In The Know

‘Enough!’: NBA’s Steve Kerr cuts briefing short after Texas shooting

DALLAS (KRON) — Ahead of the Golden State Warriors’ Western Conference Finals game against the Dallas Mavericks on Tuesday, Warriors head coach Steve Kerr passionately responded to the school shooting in Uvalde, Texas, that took the lives of at least 20 people. An emotional Kerr challenged senators to make a change and stormed off the podium after he was finished talking.

“When are we gonna do something?” Kerr shouted, slamming the table where he was sitting. “I’m so tired of getting up here and offering condolences to the devastated families that are out there. … I’m tired of the moments of silence. Enough!”

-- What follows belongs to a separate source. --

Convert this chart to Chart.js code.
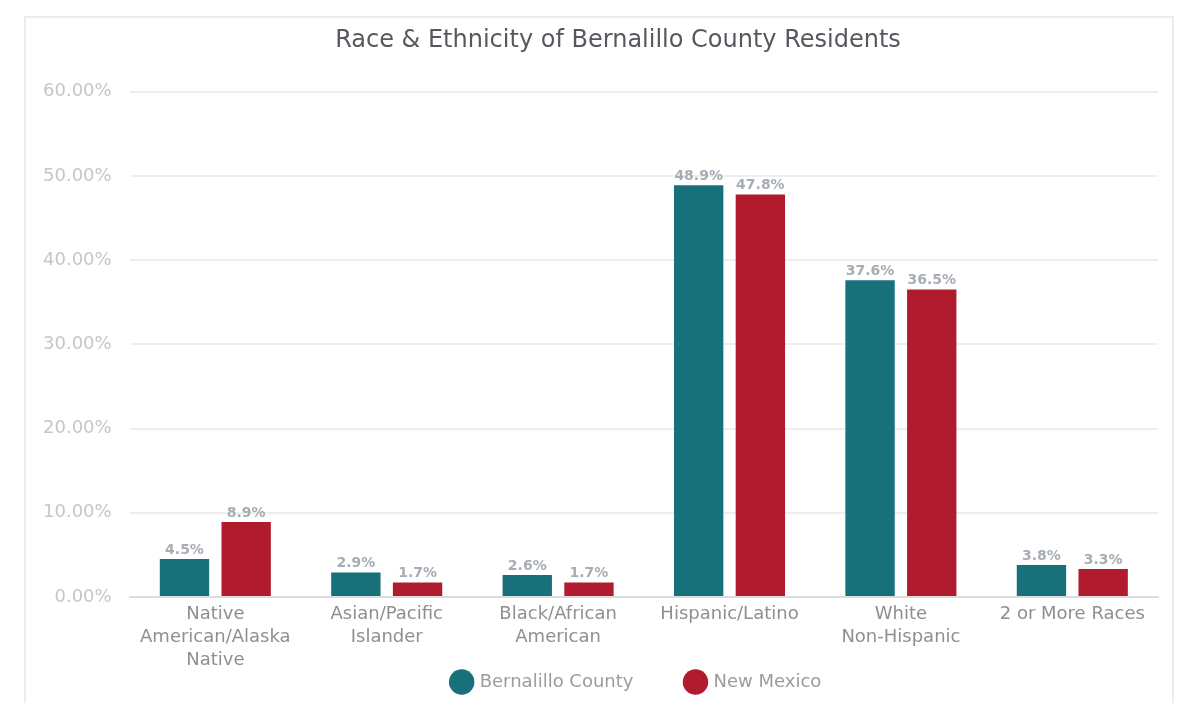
<!DOCTYPE html>
<html>
<head>
<meta charset="utf-8">
<script src="https://cdn.jsdelivr.net/npm/chart.js@4/dist/chart.umd.min.js"></script>
<style>
  body { margin: 0; background: #fff; }
  #box {
    position: absolute; left: 24px; top: 16px; width: 1146px; height: 700px;
    border: 2px solid #ececec; border-bottom: none;
  }
  canvas { position: absolute; left: 0; top: 0; }
</style>
</head>
<body>
<div id="box"><canvas id="grafico" width="1146" height="687"></canvas></div>
<script>
var categorias = [
  ['Native', 'American/Alaska', 'Native'],
  ['Asian/Pacific', 'Islander'],
  ['Black/African', 'American'],
  'Hispanic/Latino',
  ['White', 'Non-Hispanic'],
  '2 or More Races'
];
var bernalillo = [4.5, 2.9, 2.6, 48.9, 37.6, 3.8];
var nuevoMexico = [8.9, 1.7, 1.7, 47.8, 36.5, 3.3];
var ticksY = [0, 10, 20, 30, 40, 50, 60];

var fuente = "'DejaVu Sans', sans-serif";

// etiquetas encima de cada barra
var etiquetas = {
  id: 'etiquetas',
  afterLayout: function(chart) {
    // la leyenda y el titulo del original estan algo corridos a la derecha
    chart.legend.left += 38;
    chart.legend.right += 38;
    chart.titleBlock.left += 19;
    chart.titleBlock.right += 19;
  },
  afterDatasetsDraw: function(chart) {
    var ctx = chart.ctx;
    ctx.save();
    ctx.font = 'bold 14px ' + fuente;
    ctx.fillStyle = '#a6adb4';
    ctx.textAlign = 'center';
    ctx.textBaseline = 'bottom';
    chart.data.datasets.forEach(function(ds, i) {
      chart.getDatasetMeta(i).data.forEach(function(bar, j) {
        ctx.fillText(ds.data[j].toFixed(1) + '%', bar.x, bar.y - 2);
      });
    });
    ctx.restore();
  }
};

var config = {
  type: 'bar',
  data: {
    labels: categorias,
    datasets: [{
      label: 'Bernalillo County',
      backgroundColor: '#17707a',
      data: bernalillo
    }, {
      label: 'New Mexico',
      backgroundColor: '#b01c2e',
      data: nuevoMexico
    }]
  },
  options: {
    responsive: false,
    devicePixelRatio: 1,
    animation: false,
    categoryPercentage: 0.72,
    barPercentage: 0.8,
    layout: { padding: { left: 14, right: 14, top: 4, bottom: 4 } },
    plugins: {
      title: {
        display: true,
        text: 'Race & Ethnicity of Bernalillo County Residents',
        color: '#55595e',
        font: { family: fuente, size: 24, weight: 'normal' },
        padding: { top: 4, bottom: 37 }
      },
      legend: {
        position: 'bottom',
        labels: {
          usePointStyle: true,
          pointStyle: 'circle',
          boxWidth: 22,
          boxHeight: 22,
          padding: 8,
          color: '#9c9c9c',
          font: { family: fuente, size: 18 },
          generateLabels: function(chart) {
            var items = Chart.defaults.plugins.legend.labels.generateLabels(chart);
            items[0].text += '\u2003\u2003\u2002';
            return items;
          }
        }
      },
      tooltip: { enabled: false }
    },
    scales: {
      x: {
        grid: { display: false, drawTicks: false },
        border: { color: '#dcdcdc', width: 2 },
        ticks: {
          color: '#8f8f8f',
          font: { family: fuente, size: 18, lineHeight: 1.28 },
          maxRotation: 0,
          padding: 6
        },
        afterFit: function(axis) { axis.height -= 13; }
      },
      y: {
        min: 0,
        max: 60,
        afterBuildTicks: function(axis) {
          axis.ticks = ticksY.map(function(v) { return { value: v }; });
        },
        grid: { color: '#eeeeee', lineWidth: 2, drawTicks: false },
        border: { display: false },
        ticks: {
          color: '#c6c6c6',
          font: { family: fuente, size: 18 },
          padding: 18,
          callback: function(v) { return v.toFixed(2) + '%'; }
        },
        afterFit: function(axis) { axis.width -= 15; }
      }
    }
  },
  plugins: [etiquetas]
};

window.myBar = new Chart(document.getElementById('grafico'), config);
</script>
</body>
</html>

Kerr did not speak about basketball at the press conference, instead beginning his speech by acknowledging the victims in the recent Buffalo, N.Y., supermarket shooting and Orange County, Calif., church shooting as well as Tuesday’s mass shooting. He went on to challenge 50 United States senators for failing to vote on a background check bill that was passed by the House of Representatives.

“There’s a reason they won’t vote on it: to hold on to power,” he said of the senators. “So I ask you, Mitch McConnell, I ask all of you senators who refuse to do anything about the violence and school shootings and supermarket shootings … I ask you, are you going to put your own desire for power ahead of the lives of our children, and our elderly and our churchgoers?”

Kerr, whose father died in a shooting, challenged people to think about their own family members following the tragedy. He also said that 90 percent of Americans believe in background checks.


“We are being held hostage by 50 senators in Washington who refuse to even put it to a vote,” he said. “Despite what we, the American people, want. They won’t vote on it because they want to hold on to their own power. It’s pathetic. I’ve had enough.”

Kerr ended the media briefing there and walked out of the room.

The coach has been outspoken about political issues in the past. In June 2020, he joined protesters in an effort to get police officers off of Oakland, Calif., school campuses.